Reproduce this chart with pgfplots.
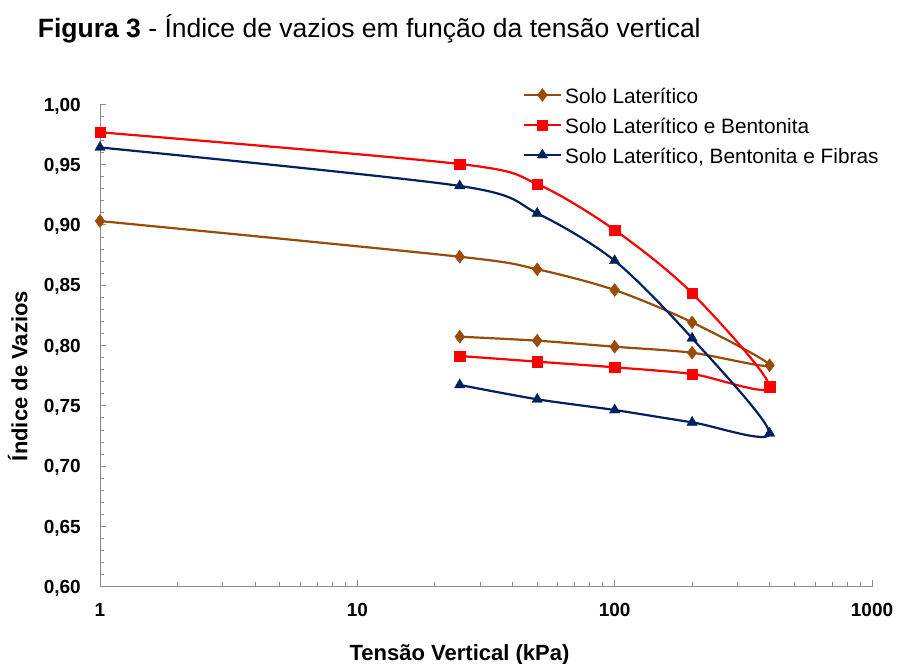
\documentclass[border=0pt]{standalone}
\usepackage{pgfplots}
\pgfplotsset{compat=1.18}
\usepackage{fontspec}
\setmainfont{Liberation Sans}
\definecolor{cbrown}{RGB}{153,76,10}
\definecolor{cred}{RGB}{255,0,0}
\definecolor{cblue}{RGB}{0,32,96}
\definecolor{axgray}{RGB}{140,140,140}
\begin{document}
\begin{tikzpicture}
\path[use as bounding box] (0,0) rectangle (898bp,664bp);
\node[anchor=base west, inner sep=0pt, font=\fontsize{26.5bp}{30bp}\selectfont] at (37.7bp,626.3bp) {\textbf{Figura 3} - Índice de vazios em função da tensão vertical};
\begin{axis}[
  at={(100bp,77.3bp)}, anchor=south west,
  scale only axis, width=772bp, height=482.4bp,
  xmode=log, xmin=1, xmax=1000, ymin=0.6, ymax=1.0,
  axis x line=bottom, axis y line=left,
  axis line style={-, draw=axgray, line width=1bp},
  tick align=inside, major tick length=6.5bp, minor tick length=4.5bp,
  every tick/.style={axgray, line width=0.8bp},
  xtick={1,10,100,1000}, xticklabels={1,10,100,1000},
  minor xtick={2,3,4,5,6,7,8,9,20,30,40,50,60,70,80,90,200,300,400,500,600,700,800,900},
  ytick={0.60,0.65,0.70,0.75,0.80,0.85,0.90,0.95,1.00},
  yticklabels={{0,60},{0,65},{0,70},{0,75},{0,80},{0,85},{0,90},{0,95},{1,00}},
  minor y tick num=4,
  ticklabel style={font=\fontsize{19bp}{22bp}\selectfont\bfseries, text=black},
  xticklabel style={anchor=base, inner sep=0pt, yshift=-30.2bp},
  yticklabel style={anchor=base east, inner sep=0pt, xshift=-19bp, yshift=-6.8bp},
  every axis x label/.style={at={(axis description cs:0.4657,-0.1523)}, anchor=base},
  every axis y label/.style={at={(axis description cs:-0.0942,0.4367)}, anchor=base, rotate=90},
  label style={font=\fontsize{22bp}{26bp}\selectfont\bfseries},
  xlabel={Tensão Vertical (kPa)},
  ylabel={Índice de Vazios},
  legend cell align=left,
  legend style={draw=none, fill=none, inner sep=0pt, outer sep=0pt,
    at={(axis description cs:0.5475,1.0398)}, anchor=north west,
    font=\fontsize{20.8bp}{24bp}\selectfont, row sep=10.2bp, column sep=3bp,
    nodes={inner sep=0pt, text height=18.2bp, text depth=1.6bp}},
  legend image code/.code={\draw[mark repeat=2,mark phase=2] plot coordinates {(0bp,0bp) (18.65bp,0bp) (37.3bp,0bp)};},
  every axis plot/.append style={smooth, line width=2.2bp},
]
\addplot[cbrown, mark=diamond*, mark size=6.5bp, mark options={solid, line width=0.4bp, fill=cbrown}] coordinates {
(1,0.9032) (25,0.8736) (50,0.8632) (100,0.8460) (200,0.8192) (400,0.7836)
(200,0.7940) (100,0.7990) (50,0.8040) (25,0.8073)};
\addlegendentry{Solo Laterítico}
\addplot[cred, mark=square*, mark size=5.2bp, mark options={solid, line width=0.4bp, fill=cred}] coordinates {
(1,0.9768) (25,0.9505) (50,0.9339) (100,0.8958) (200,0.8433) (400,0.7658)
(200,0.7764) (100,0.7819) (50,0.7866) (25,0.7913)};
\addlegendentry{Solo Laterítico e Bentonita}
\addplot[cblue, mark=triangle*, mark size=6bp, mark options={solid, line width=0.4bp, fill=cblue}] coordinates {
(1,0.9642) (25,0.9323) (50,0.9096) (100,0.8703) (200,0.8060) (400,0.7272)
(200,0.7363) (100,0.7465) (50,0.7554) (25,0.7673)};
\addlegendentry{Solo Laterítico, Bentonita e Fibras}
\end{axis}
\end{tikzpicture}
\end{document}
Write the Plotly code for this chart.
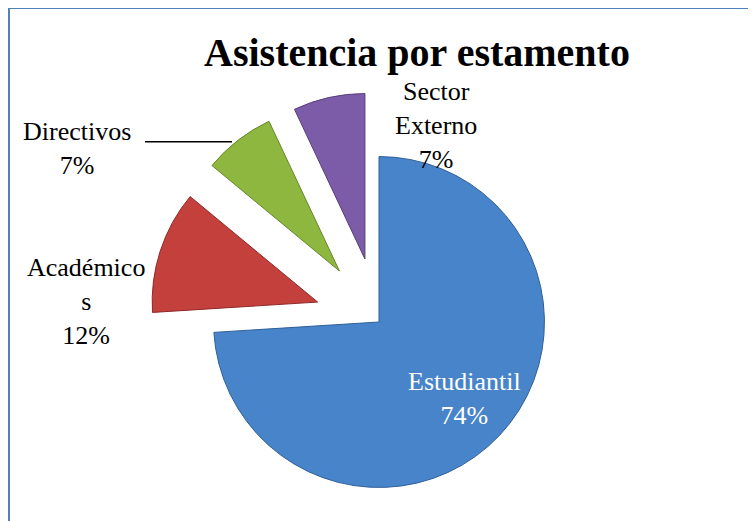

────

### The request
Make an exact copy of the data above, pictures excluded.

### Final answer
Reproduce this chart with pgfplots.
\documentclass[border=0pt]{standalone}
\usepackage{pgfplots}
\pgfplotsset{compat=1.18}
\usepackage{fontspec}
\setmainfont{Liberation Sans}
\definecolor{cbrown}{RGB}{153,76,10}
\definecolor{cred}{RGB}{255,0,0}
\definecolor{cblue}{RGB}{0,32,96}
\definecolor{axgray}{RGB}{140,140,140}
\begin{document}
\begin{tikzpicture}
\path[use as bounding box] (0,0) rectangle (898bp,664bp);
\node[anchor=base west, inner sep=0pt, font=\fontsize{26.5bp}{30bp}\selectfont] at (37.7bp,626.3bp) {\textbf{Figura 3} - Índice de vazios em função da tensão vertical};
\begin{axis}[
  at={(100bp,77.3bp)}, anchor=south west,
  scale only axis, width=772bp, height=482.4bp,
  xmode=log, xmin=1, xmax=1000, ymin=0.6, ymax=1.0,
  axis x line=bottom, axis y line=left,
  axis line style={-, draw=axgray, line width=1bp},
  tick align=inside, major tick length=6.5bp, minor tick length=4.5bp,
  every tick/.style={axgray, line width=0.8bp},
  xtick={1,10,100,1000}, xticklabels={1,10,100,1000},
  minor xtick={2,3,4,5,6,7,8,9,20,30,40,50,60,70,80,90,200,300,400,500,600,700,800,900},
  ytick={0.60,0.65,0.70,0.75,0.80,0.85,0.90,0.95,1.00},
  yticklabels={{0,60},{0,65},{0,70},{0,75},{0,80},{0,85},{0,90},{0,95},{1,00}},
  minor y tick num=4,
  ticklabel style={font=\fontsize{19bp}{22bp}\selectfont\bfseries, text=black},
  xticklabel style={anchor=base, inner sep=0pt, yshift=-30.2bp},
  yticklabel style={anchor=base east, inner sep=0pt, xshift=-19bp, yshift=-6.8bp},
  every axis x label/.style={at={(axis description cs:0.4657,-0.1523)}, anchor=base},
  every axis y label/.style={at={(axis description cs:-0.0942,0.4367)}, anchor=base, rotate=90},
  label style={font=\fontsize{22bp}{26bp}\selectfont\bfseries},
  xlabel={Tensão Vertical (kPa)},
  ylabel={Índice de Vazios},
  legend cell align=left,
  legend style={draw=none, fill=none, inner sep=0pt, outer sep=0pt,
    at={(axis description cs:0.5475,1.0398)}, anchor=north west,
    font=\fontsize{20.8bp}{24bp}\selectfont, row sep=10.2bp, column sep=3bp,
    nodes={inner sep=0pt, text height=18.2bp, text depth=1.6bp}},
  legend image code/.code={\draw[mark repeat=2,mark phase=2] plot coordinates {(0bp,0bp) (18.65bp,0bp) (37.3bp,0bp)};},
  every axis plot/.append style={smooth, line width=2.2bp},
]
\addplot[cbrown, mark=diamond*, mark size=6.5bp, mark options={solid, line width=0.4bp, fill=cbrown}] coordinates {
(1,0.9032) (25,0.8736) (50,0.8632) (100,0.8460) (200,0.8192) (400,0.7836)
(200,0.7940) (100,0.7990) (50,0.8040) (25,0.8073)};
\addlegendentry{Solo Laterítico}
\addplot[cred, mark=square*, mark size=5.2bp, mark options={solid, line width=0.4bp, fill=cred}] coordinates {
(1,0.9768) (25,0.9505) (50,0.9339) (100,0.8958) (200,0.8433) (400,0.7658)
(200,0.7764) (100,0.7819) (50,0.7866) (25,0.7913)};
\addlegendentry{Solo Laterítico e Bentonita}
\addplot[cblue, mark=triangle*, mark size=6bp, mark options={solid, line width=0.4bp, fill=cblue}] coordinates {
(1,0.9642) (25,0.9323) (50,0.9096) (100,0.8703) (200,0.8060) (400,0.7272)
(200,0.7363) (100,0.7465) (50,0.7554) (25,0.7673)};
\addlegendentry{Solo Laterítico, Bentonita e Fibras}
\end{axis}
\end{tikzpicture}
\end{document}
Write the Plotly code for this chart.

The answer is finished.